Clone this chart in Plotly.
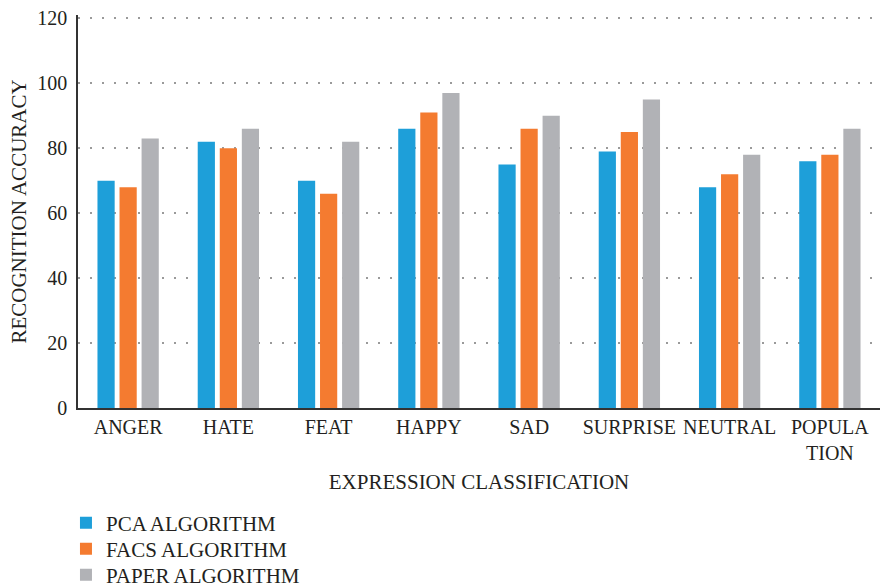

.....

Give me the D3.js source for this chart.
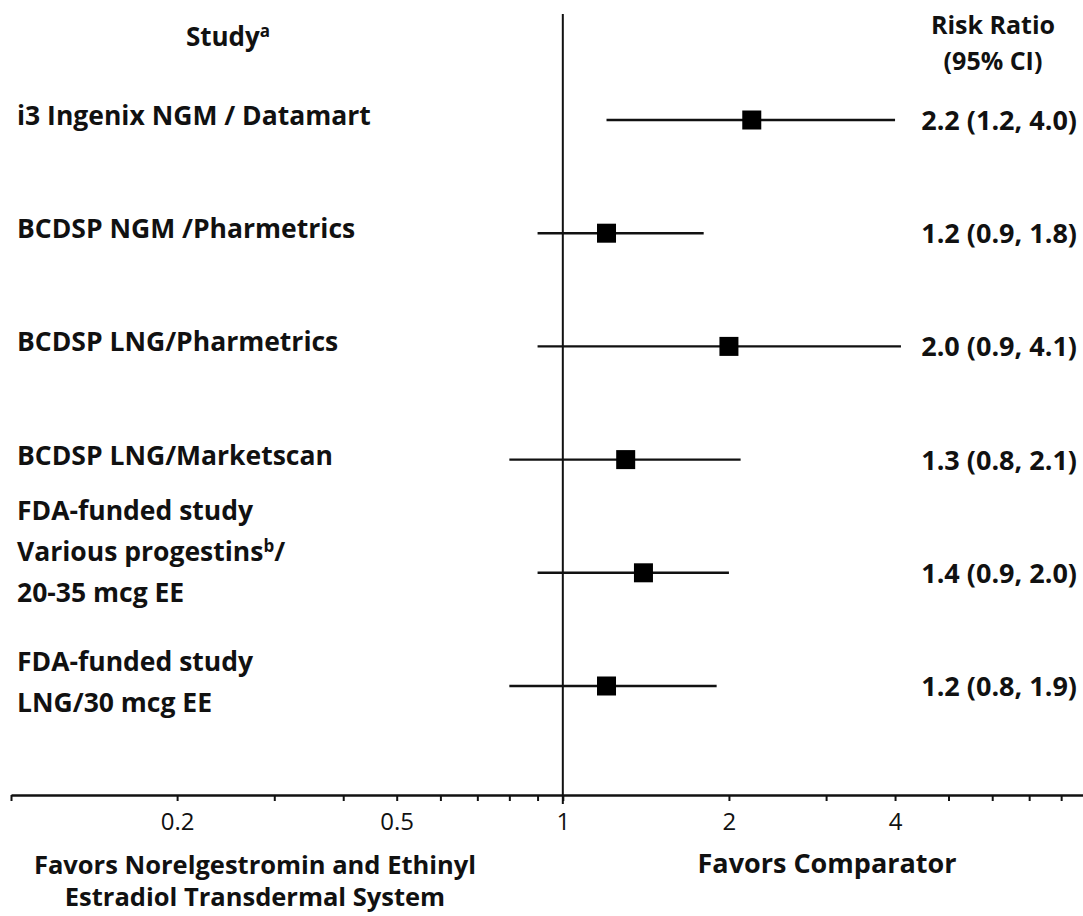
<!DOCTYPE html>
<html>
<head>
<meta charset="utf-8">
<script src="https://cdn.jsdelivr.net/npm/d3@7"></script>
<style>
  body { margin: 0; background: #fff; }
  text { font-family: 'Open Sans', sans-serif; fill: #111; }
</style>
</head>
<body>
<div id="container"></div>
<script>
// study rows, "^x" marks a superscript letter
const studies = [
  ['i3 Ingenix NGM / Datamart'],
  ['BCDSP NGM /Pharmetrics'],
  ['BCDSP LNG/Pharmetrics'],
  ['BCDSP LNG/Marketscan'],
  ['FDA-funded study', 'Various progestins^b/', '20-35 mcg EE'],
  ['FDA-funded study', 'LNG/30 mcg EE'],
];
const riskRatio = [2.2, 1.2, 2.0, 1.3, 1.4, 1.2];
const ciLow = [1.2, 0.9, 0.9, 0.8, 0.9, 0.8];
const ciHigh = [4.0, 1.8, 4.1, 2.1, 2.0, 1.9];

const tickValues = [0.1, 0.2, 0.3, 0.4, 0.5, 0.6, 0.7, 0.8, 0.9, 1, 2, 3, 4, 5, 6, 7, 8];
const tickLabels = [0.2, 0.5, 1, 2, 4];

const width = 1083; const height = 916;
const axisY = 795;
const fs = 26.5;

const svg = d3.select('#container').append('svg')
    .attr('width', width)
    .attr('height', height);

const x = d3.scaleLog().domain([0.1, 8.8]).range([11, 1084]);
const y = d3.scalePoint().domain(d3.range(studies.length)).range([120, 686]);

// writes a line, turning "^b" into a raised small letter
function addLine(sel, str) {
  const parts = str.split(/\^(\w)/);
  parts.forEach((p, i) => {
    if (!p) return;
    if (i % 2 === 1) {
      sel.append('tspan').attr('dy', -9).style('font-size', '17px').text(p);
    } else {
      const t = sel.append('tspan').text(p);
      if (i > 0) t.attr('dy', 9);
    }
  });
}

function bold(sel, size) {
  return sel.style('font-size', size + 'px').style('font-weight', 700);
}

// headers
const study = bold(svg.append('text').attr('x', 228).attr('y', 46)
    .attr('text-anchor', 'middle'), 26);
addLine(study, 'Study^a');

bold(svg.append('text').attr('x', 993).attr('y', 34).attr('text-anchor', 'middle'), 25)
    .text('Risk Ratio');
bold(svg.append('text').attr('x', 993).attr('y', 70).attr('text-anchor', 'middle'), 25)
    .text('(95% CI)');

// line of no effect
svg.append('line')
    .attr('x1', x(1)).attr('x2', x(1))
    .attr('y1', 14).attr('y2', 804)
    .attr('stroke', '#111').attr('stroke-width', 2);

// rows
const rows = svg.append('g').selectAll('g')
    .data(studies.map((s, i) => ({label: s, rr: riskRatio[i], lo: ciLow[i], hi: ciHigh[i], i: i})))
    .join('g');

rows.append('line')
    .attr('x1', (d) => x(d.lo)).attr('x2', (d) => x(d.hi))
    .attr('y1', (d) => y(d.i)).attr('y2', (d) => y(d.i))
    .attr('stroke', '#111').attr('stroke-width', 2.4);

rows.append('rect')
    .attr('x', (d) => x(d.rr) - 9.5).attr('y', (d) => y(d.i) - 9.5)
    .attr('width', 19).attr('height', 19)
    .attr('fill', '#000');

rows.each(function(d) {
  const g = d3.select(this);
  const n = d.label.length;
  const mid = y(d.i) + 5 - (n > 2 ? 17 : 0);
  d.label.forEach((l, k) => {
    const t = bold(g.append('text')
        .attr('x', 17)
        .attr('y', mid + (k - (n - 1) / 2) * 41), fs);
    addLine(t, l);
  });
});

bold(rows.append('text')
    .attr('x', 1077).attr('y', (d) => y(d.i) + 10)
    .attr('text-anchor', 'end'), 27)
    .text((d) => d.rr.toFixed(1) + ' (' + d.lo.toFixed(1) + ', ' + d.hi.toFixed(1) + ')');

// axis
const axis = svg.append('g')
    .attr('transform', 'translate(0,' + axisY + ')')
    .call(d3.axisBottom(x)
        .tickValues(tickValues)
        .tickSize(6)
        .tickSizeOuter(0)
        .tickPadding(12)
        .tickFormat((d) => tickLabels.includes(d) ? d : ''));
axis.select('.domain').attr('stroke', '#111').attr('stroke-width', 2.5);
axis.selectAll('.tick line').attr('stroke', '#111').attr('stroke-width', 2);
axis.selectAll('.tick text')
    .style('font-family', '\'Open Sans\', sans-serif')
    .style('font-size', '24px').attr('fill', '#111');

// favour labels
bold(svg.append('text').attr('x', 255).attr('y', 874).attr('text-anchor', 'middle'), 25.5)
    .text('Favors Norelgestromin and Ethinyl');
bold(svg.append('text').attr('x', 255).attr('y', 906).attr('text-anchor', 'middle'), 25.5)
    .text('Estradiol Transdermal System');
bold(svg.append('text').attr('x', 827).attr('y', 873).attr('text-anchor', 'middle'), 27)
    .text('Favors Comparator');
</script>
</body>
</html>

.....

> [TASK INSTRUCTIONS]
Leave out the pictures, and copy only the lines from the one holding "Give me the D3.js source for this chart." through the one holding "const ciHigh = [4.0, 1.8, 4.1, 2.1, 2.0, 1.9];", exactly as written.

> [WRITTEN SOLUTION]
Give me the D3.js source for this chart.
<!DOCTYPE html>
<html>
<head>
<meta charset="utf-8">
<script src="https://cdn.jsdelivr.net/npm/d3@7"></script>
<style>
  body { margin: 0; background: #fff; }
  text { font-family: 'Open Sans', sans-serif; fill: #111; }
</style>
</head>
<body>
<div id="container"></div>
<script>
// study rows, "^x" marks a superscript letter
const studies = [
  ['i3 Ingenix NGM / Datamart'],
  ['BCDSP NGM /Pharmetrics'],
  ['BCDSP LNG/Pharmetrics'],
  ['BCDSP LNG/Marketscan'],
  ['FDA-funded study', 'Various progestins^b/', '20-35 mcg EE'],
  ['FDA-funded study', 'LNG/30 mcg EE'],
];
const riskRatio = [2.2, 1.2, 2.0, 1.3, 1.4, 1.2];
const ciLow = [1.2, 0.9, 0.9, 0.8, 0.9, 0.8];
const ciHigh = [4.0, 1.8, 4.1, 2.1, 2.0, 1.9];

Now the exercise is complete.